Shade is abundant even in some of the alleys, which also make for good, safe and interesting travel. Vary your route off of Third Street and enjoy comparing the tiny bungalows to the massive estates. Preoccupy yourself with watching homes change as you recognize remodeling and add-ons as a booming industry.

Take in Himmel Park or Tucson Community Meditation Center on your way through the neighborhood. Plan your walk to coincide with local doings: a game at the university, a balloon glow on the mall, the carnival of Spring Fling, reading hour at the Himmel Branch Library, Christmas Mass at the Benedictine Convent, a farmer's breakfast at Rincon Market or the drumming that magically emanates from the park most Sunday evenings.

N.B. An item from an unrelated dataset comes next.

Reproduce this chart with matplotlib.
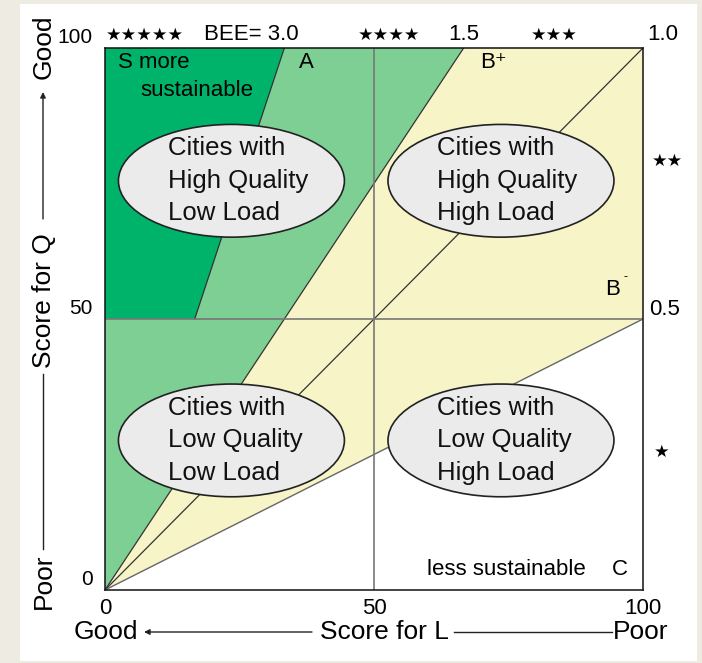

But take the bus to Sam Hughes from El Con; don't park in the neighborhood, if you can help it. Sam Hughesians aren't fond of foreigners cluttering up their streets with automobiles.
--Rosemary Tindall-Gibson and Susan Knight

READERS' POLL RUNNER-UP: One of the few neighborhoods to survive the ravages of modern development, which demand convention centers and postal museums at the expense of other long-held aesthetic and cultural values, Barrio Historico--bounded by Cushing Street on the north, Stone Avenue on the east, Interstate 10 on the west and 18th Street on the south--shelters some of the city's most enigmatic treasures, such as the historic Drachman and Carrillo elementary schools and El Tiradito wishing well, a neighborhood shrine to a sinner just south of El Minuto Café on Cushing Street. The barrio's narrow streets are lined with an eclectic architectural mix of bungalows, territorial, mission and transformed-Sonoran styles, and even some Pueblo Revival elements. The pride and genuine affection of the neighborhood's residents are evident in the care bestowed upon blossoming yards and fragrant desert gardens, colorful coats of new and old paint and a general atmosphere of comfort and community. The neighborhood association sponsors a home tour once a year--usually in the spring--but visitors can wander at their leisure throughout the year. When you've eaten one enchilada too many at El Minuto, walk this neighborhood slowly.